Work wraps up on the track in preparation for its grand re-opening in 1970. The blue pick-up belonged to George Sweeting.
The view toward turn 1. Can anyone guess where the photographer stood to take this?
Hint: it was not the concession stand.
Check out that dip at the start-finish line!
This is turn 2 with the famous Florida City water tower in the distance.
Cleanup is almost complete after the end of a demolition derby at Florida City. The stands have emptied as this was the last event for the evening. Ed Bowling, the mini-stock hot shoe, was the driver of this car.
Photo by Ed Oberlies c. 1972
The kids took over during intermission for a one lap race in their "man-powered modifieds". A fresh "engine" was waiting on the back-straight, and took over after a perilous, full-speed engine change. Your humble correspondent drove #16 tonight, and if memory serves correctly, the engine was Donnie Allison's son. He is one of the principles of 600 Racing, original manufacturer of the Legend Cars. We finished 4'th!
(Photo by Ed Oberlies May 12, 1973)
From time to time, the track ran a Powder Puff Race.
Here is a photo of Barbara Hollinger (my mom) after a victory.
She was pretty fearless for a mother of 5. At the time this picture was taken, she had taken up motorcycle riding as a hobby.
Photo by Ed Oberlies
June 9, 1973
An Opel pace car? Times must have been tough!
March 16, 1974
Bitsy Dahlberg wins a "Powder Puff" race in Rob Bean's Renault. Note what it says on the roof: Foreign Auto Race Team. That makes an interesting acronym!
The United Mini-stock Conference was a traveling group organized by Dana Barlow. They ran at Naples, Hialeah, Fort Pierce, Suncoast Speedway in Fort Meyers and many other tracks. At some places, race fans had never seen anything like mini-stocks before.
Here is a shot of tight traffic at the Hollywood Speedway.
The last time you saw David Hollinger, he was driving his 1172 CC Anglia in the stock class. Well, here is his latest creation: a STREET LEGAL Super Modified. This car raced for years at the Oswego Speedway in New York. David bought it and prepared it for the street with a new 496 CI Chevy, a racing power-glide and a radically offset quick-change.
Yes, it is as fast as it looks!
Only a real gear-head could come up with something like this! Orville Krienke was a racefan and local business man. He owned the A+W Rootbeer stand in Homestead and built this creation to help advertise the business.
This is a Jeep body mounted on the running gear from a giant 1957 Chrysler. The next time you mount a Jeep body on a Chrysler, remember to remove 18 inches of the Chrysler frame, and to add 10 inches to the Jeep hood!
Orville's car still exists in Homestead. I enjoyed meeting him at he reunion and hearing about his project; another Florida City original!
Demo night and someone trashed a perfectly good Anglia!
Someone had the good fortune of driving Carl Hilton's potent car during some sort of special event. Was this a "celebrity race" or a police race? Anyone know?

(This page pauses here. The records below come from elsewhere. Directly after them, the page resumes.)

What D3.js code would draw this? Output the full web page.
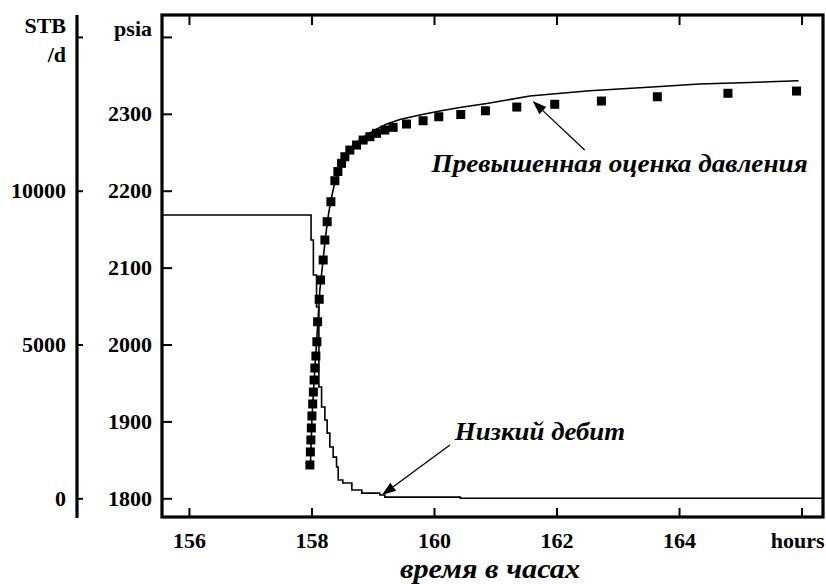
<!DOCTYPE html>
<html><head><meta charset="utf-8">
<script src="https://cdn.jsdelivr.net/npm/d3@7/dist/d3.min.js"></script>
<style>
html,body{margin:0;padding:0;background:#fff;}
svg{display:block;}
svg text{font-family:'Liberation Serif','Times New Roman',Times,'DejaVu Serif',serif !important;fill:#000;}
</style></head>
<body>
<svg id="chart" width="826" height="584"></svg>
<script>
// ---- data ----
const xTicks = [156, 158, 160, 162, 164, 166];
const xTickLabels = ["156", "158", "160", "162", "164", "hours"];
const pTicks = [1800, 1900, 2000, 2100, 2200, 2300, 2400];
const pTickLabels = ["1800", "1900", "2000", "2100", "2200", "2300", ""];
const rTicks = [0, 5000, 10000, 15000];
const rTickLabels = ["0", "5000", "10000", ""];

// measured pressure (squares)
const measTime = [157.974,157.982,157.990,157.998,158.007,158.020,158.031,158.042,158.055,158.072,
  158.088,158.100,158.126,158.148,158.191,158.219,158.256,158.317,158.382,158.431,158.491,158.545,
  158.626,158.736,158.843,158.953,159.062,159.197,159.333,159.551,159.822,160.078,160.437,160.840,
  161.351,161.971,162.733,163.646,164.798,165.918];
const measPsia = [1843.4,1860.3,1875.9,1891.5,1907.1,1922.7,1938.2,1953.8,1969.4,1985.0,
  2003.6,2029.6,2058.8,2083.9,2109.9,2135.9,2159.7,2185.7,2213.0,2225.0,2235.6,2244.2,
  2252.9,2259.4,2265.9,2270.2,2274.6,2278.9,2282.4,2286.7,2291.0,2296.2,2299.1,2304.0,
  2308.8,2312.4,2316.6,2322.2,2326.7,2329.6];

// simulated pressure (line)
const simTime = [157.982,158.007,158.039,158.064,158.096,158.137,158.186,158.227,158.268,158.317,
  158.382,158.463,158.545,158.626,158.741,158.871,159.034,159.230,159.442,159.768,160.095,160.421,
  160.861,161.563,162.542,163.630,164.331,165.152,165.951];
const simPsia = [1840.7,1901.8,1947.3,1979.8,2018.8,2070.8,2107.2,2138.4,2164.4,2187.8,
  2211.2,2230.7,2243.7,2254.1,2263.2,2271.0,2278.9,2286.7,2292.6,2298.4,2303.6,2308.2,
  2313.4,2323.1,2330.0,2335.2,2338.8,2340.7,2343.0];

// sandface rate (stepped line), STB/d
const rateTime = [155.56,157.993,158.031,158.083,158.121,158.165,158.219,158.256,158.300,158.354,
  158.409,158.436,158.512,158.659,158.822,159.116,159.197,160.43,166.35];
const rateValue = [9210,8400,7260,6220,3620,2970,2545,2120,1670,1340,
  1020,595,500,270,170,110,40,0,0];

const annHigh = "Превышенная оценка давления";
const annLow = "Низкий дебит";
const xTitle = "время в часах";

// ---- layout ----
const L = 162, R = 823, T = 15, B = 517, rateAxisX = 77;
const FONT = "'Liberation Serif','Times New Roman',Times,'DejaVu Serif',serif";
const TICKFS = 22;
const svg = d3.select("#chart");

const x = d3.scaleLinear().domain([155.56, 166.35]).range([L, R]);
const y = d3.scaleLinear().domain([1775.7, 2428.5]).range([B, T]);
// rate axis shares pixels: 0 STB/d <-> 1800 psia, 5000 STB/d <-> 2000 psia
const yr = d3.scaleLinear().domain([(1775.7 - 1800) * 25, (2428.5 - 1800) * 25]).range([B, T]);

// psia axis (ticks inside)
const gP = svg.append("g").attr("transform", `translate(${L},0)`)
  .call(d3.axisLeft(y).tickValues(pTicks).tickSize(-10).tickPadding(10).tickSizeOuter(0)
    .tickFormat((d, i) => pTickLabels[i]));
gP.select(".domain").remove();

// rate axis
const gR = svg.append("g").attr("transform", `translate(${rateAxisX},0)`)
  .call(d3.axisLeft(yr).tickValues(rTicks).tickSize(-6).tickPadding(11).tickSizeOuter(0)
    .tickFormat((d, i) => rTickLabels[i]));
gR.select(".domain").attr("stroke-width", 3.2).attr("d", `M0,${T}V${B + 1}`);

// bottom axis
const gB = svg.append("g").attr("transform", `translate(0,${B})`)
  .call(d3.axisBottom(x).tickValues(xTicks).tickSize(-9).tickPadding(15).tickSizeOuter(0)
    .tickFormat((d, i) => xTickLabels[i]));
gB.select(".domain").remove();
gB.selectAll(".tick").filter((d) => d === 166).select("text").attr("text-anchor", "end").attr("x", R - x(166) + 1);

// top ticks
const gT = svg.append("g").attr("transform", `translate(0,${T})`)
  .call(d3.axisTop(x).tickValues(xTicks).tickSize(-10).tickSizeOuter(0).tickFormat(""));
gT.select(".domain").remove();

[gP, gR, gB, gT].forEach(g => {
  g.attr("font-family", FONT);
  g.selectAll(".tick line").attr("stroke", "#000").attr("stroke-width", 2);
  g.selectAll("text").attr("font-family", FONT)
    .attr("font-weight", "bold").attr("font-size", TICKFS).attr("fill", "#000");
});

// unit labels
function label(xp, yp, txt, anchor) {
  return svg.append("text").attr("x", xp).attr("y", yp).attr("text-anchor", anchor || "end")
    .attr("font-family", FONT).attr("font-weight", "bold").attr("font-size", TICKFS).text(txt);
}
label(L - 10, 36, "psia");
label(rateAxisX - 11, 33, "STB");
label(rateAxisX - 11, 62, "/d");

// clip
svg.append("clipPath").attr("id", "clip").append("rect")
  .attr("x", L).attr("y", T).attr("width", R - L).attr("height", B - T);
const plot = svg.append("g").attr("clip-path", "url(#clip)");

// rate stepped line
const rateData = rateTime.map((t, i) => [t, rateValue[i]]);
plot.append("path").datum(rateData)
  .attr("fill", "none").attr("stroke", "#000").attr("stroke-width", 1.6)
  .attr("d", d3.line().x(d => x(d[0])).y(d => yr(d[1])).curve(d3.curveStepAfter));

// simulated pressure line
const simData = simTime.map((t, i) => [t, simPsia[i]]);
plot.append("path").datum(simData)
  .attr("fill", "none").attr("stroke", "#000").attr("stroke-width", 1.6)
  .attr("d", d3.line().x(d => x(d[0])).y(d => y(d[1])));

// measured squares
const sq = 9;
const measData = measTime.map((t, i) => [t, measPsia[i]]);
plot.selectAll("rect.meas").data(measData).join("rect").attr("class", "meas")
  .attr("x", d => x(d[0]) - sq / 2).attr("y", d => y(d[1]) - sq / 2)
  .attr("width", sq).attr("height", sq).attr("fill", "#000");

// frame
svg.append("rect").attr("x", L).attr("y", T).attr("width", R - L).attr("height", B - T)
  .attr("fill", "none").attr("stroke", "#000").attr("stroke-width", 3.2);

// annotations
function arrow(t0, p0, t1, p1) {
  const x0 = x(t0), y0 = y(p0), x1 = x(t1), y1 = y(p1);
  const a = Math.atan2(y1 - y0, x1 - x0), len = 14, w = 5;
  const bx = x1 - len * Math.cos(a), by = y1 - len * Math.sin(a);
  svg.append("line").attr("x1", x0).attr("y1", y0).attr("x2", bx).attr("y2", by)
    .attr("stroke", "#000").attr("stroke-width", 1.3);
  svg.append("path").attr("fill", "#000")
    .attr("d", `M${x1},${y1}L${bx + w * Math.sin(a)},${by - w * Math.cos(a)}L${bx - w * Math.sin(a)},${by + w * Math.cos(a)}Z`);
}
arrow(162.46, 2253, 161.61, 2316.6);
arrow(160.26, 1869.3, 159.15, 1804.3);

function italic(xp, yp, txt, size, anchor) {
  const t = svg.append("text").attr("x", xp).attr("y", yp).attr("text-anchor", anchor || "start")
    .attr("font-family", FONT).attr("font-weight", "bold").attr("font-style", "italic")
    .attr("font-size", size).text(txt);
  return t;
}
// stretch the long annotation to its reference extent (x 432..808)
const hi = italic(x(159.96), y(2224.6), annHigh, 25);
hi.attr("textLength", x(166.1) - x(159.96)).attr("lengthAdjust", "spacingAndGlyphs");
const lo = italic(x(160.34), y(1875.8), annLow, 25);
lo.attr("textLength", x(163.12) - x(160.34)).attr("lengthAdjust", "spacingAndGlyphs");

italic(490, 578, xTitle, 27, "middle").attr("textLength", 180).attr("lengthAdjust", "spacingAndGlyphs");
</script>
</body></html>
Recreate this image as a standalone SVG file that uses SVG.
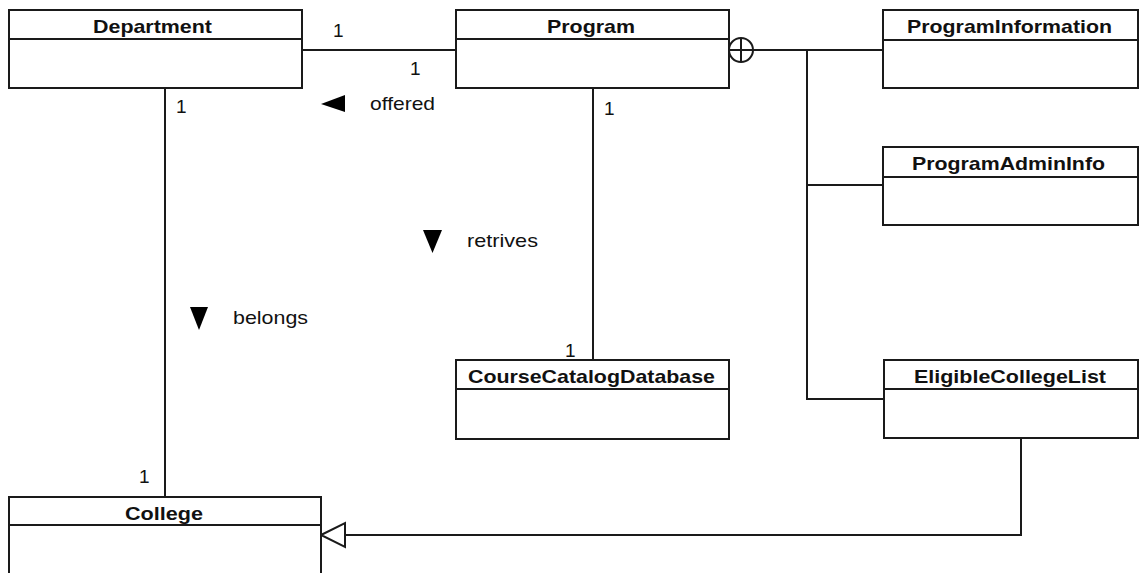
<svg xmlns="http://www.w3.org/2000/svg" width="1141" height="573" viewBox="0 0 1141 573">
<style>
.box{fill:#fff;stroke:#1a1a1a;stroke-width:2}
.div{stroke:#1a1a1a;stroke-width:2}
.t{font-family:"Liberation Sans",Arial,sans-serif;font-weight:bold;font-size:19px;fill:#111}
.l{font-family:"Liberation Sans",Arial,sans-serif;font-size:19px;fill:#111}
.c{fill:none;stroke:#1a1a1a;stroke-width:2}
</style>
<rect width="1141" height="573" fill="#fff"/>
<g id="connectors">
<line class="c" x1="302" y1="50" x2="456" y2="50"/>
<line class="c" x1="165" y1="88" x2="165" y2="497"/>
<line class="c" x1="593" y1="88" x2="593" y2="360"/>
<circle class="c" cx="741" cy="50" r="12"/>
<line class="c" x1="729" y1="50" x2="753" y2="50"/>
<line class="c" x1="741" y1="38" x2="741" y2="62"/>
<line class="c" x1="753" y1="50" x2="883" y2="50"/>
<polyline class="c" points="807,50 807,399 884,399"/>
<line class="c" x1="807" y1="185" x2="883" y2="185"/>
<polyline class="c" points="1021,438 1021,535 345,535"/>
<polygon points="321,535 345,523 345,547" fill="#fff" stroke="#1a1a1a" stroke-width="2"/>
<polygon points="321,104 345,95 345,112" fill="#000"/>
<polygon points="423,230 442,230 432.5,253" fill="#000"/>
<polygon points="190,307 208,307 199,330" fill="#000"/>
<text class="l" x="370" y="110" textLength="65" lengthAdjust="spacingAndGlyphs">offered</text>
<text class="l" x="467" y="247" textLength="71" lengthAdjust="spacingAndGlyphs">retrives</text>
<text class="l" x="233" y="324" textLength="75" lengthAdjust="spacingAndGlyphs">belongs</text>
<text class="l" x="333" y="37">1</text>
<text class="l" x="410" y="75">1</text>
<text class="l" x="176" y="113">1</text>
<text class="l" x="604" y="115">1</text>
<text class="l" x="565" y="357">1</text>
<text class="l" x="139" y="483">1</text>
</g>
<g id="department">
<rect class="box" x="9" y="10" width="293" height="78"/>
<line class="div" x1="9" y1="39" x2="302" y2="39"/>
<text class="t" x="93" y="33" textLength="119" lengthAdjust="spacingAndGlyphs">Department</text>
</g>
<g id="program">
<rect class="box" x="456" y="10" width="273" height="78"/>
<line class="div" x1="456" y1="39" x2="729" y2="39"/>
<text class="t" x="547" y="33" textLength="88" lengthAdjust="spacingAndGlyphs">Program</text>
</g>
<g id="programinformation">
<rect class="box" x="883" y="10" width="255" height="78"/>
<line class="div" x1="883" y1="40" x2="1138" y2="40"/>
<text class="t" x="907" y="33" textLength="205" lengthAdjust="spacingAndGlyphs">ProgramInformation</text>
</g>
<g id="programadmininfo">
<rect class="box" x="883" y="147" width="255" height="78"/>
<line class="div" x1="883" y1="177" x2="1138" y2="177"/>
<text class="t" x="912" y="170" textLength="193" lengthAdjust="spacingAndGlyphs">ProgramAdminInfo</text>
</g>
<g id="coursecatalogdatabase">
<rect class="box" x="456" y="360" width="273" height="79"/>
<line class="div" x1="456" y1="389" x2="729" y2="389"/>
<text class="t" x="468" y="383" textLength="247" lengthAdjust="spacingAndGlyphs">CourseCatalogDatabase</text>
</g>
<g id="eligiblecollegelist">
<rect class="box" x="884" y="360" width="254" height="78"/>
<line class="div" x1="884" y1="389" x2="1138" y2="389"/>
<text class="t" x="914" y="383" textLength="192" lengthAdjust="spacingAndGlyphs">EligibleCollegeList</text>
</g>
<g id="college">
<rect class="box" x="9" y="497" width="312" height="90"/>
<line class="div" x1="9" y1="525" x2="321" y2="525"/>
<text class="t" x="125" y="520" textLength="78" lengthAdjust="spacingAndGlyphs">College</text>
</g>
</svg>
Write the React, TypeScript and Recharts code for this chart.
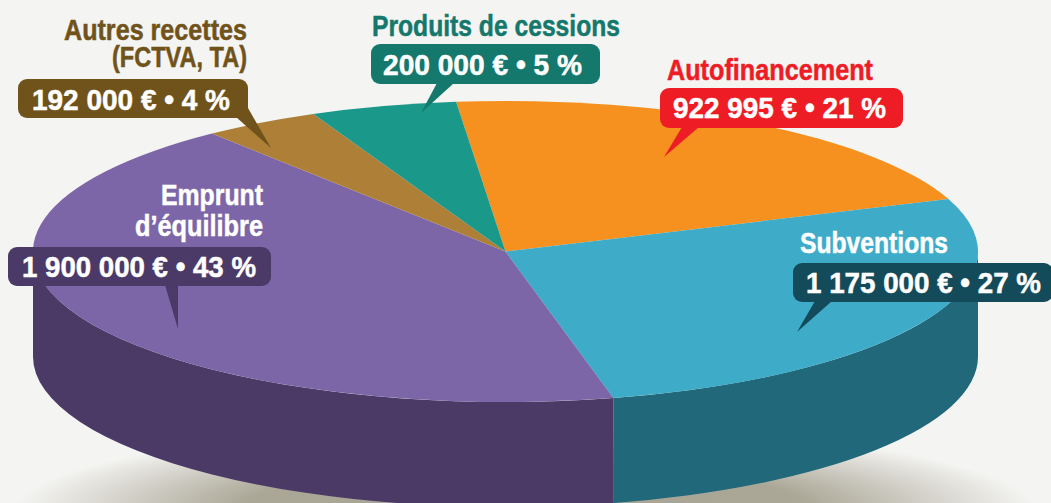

March 16, 1974 photo by Ed Oberlies
Check out this add from the Opa Locka Speedway 35 miles up the road.
. A colored section!
A feature winner sticker!
This concrete block wall is all that remains of the old track. It ran parallel to the back straight.
Here was an innovative experiment in track drying! I understand it worked pretty well, but the hovercraft skid down the banking in the corners.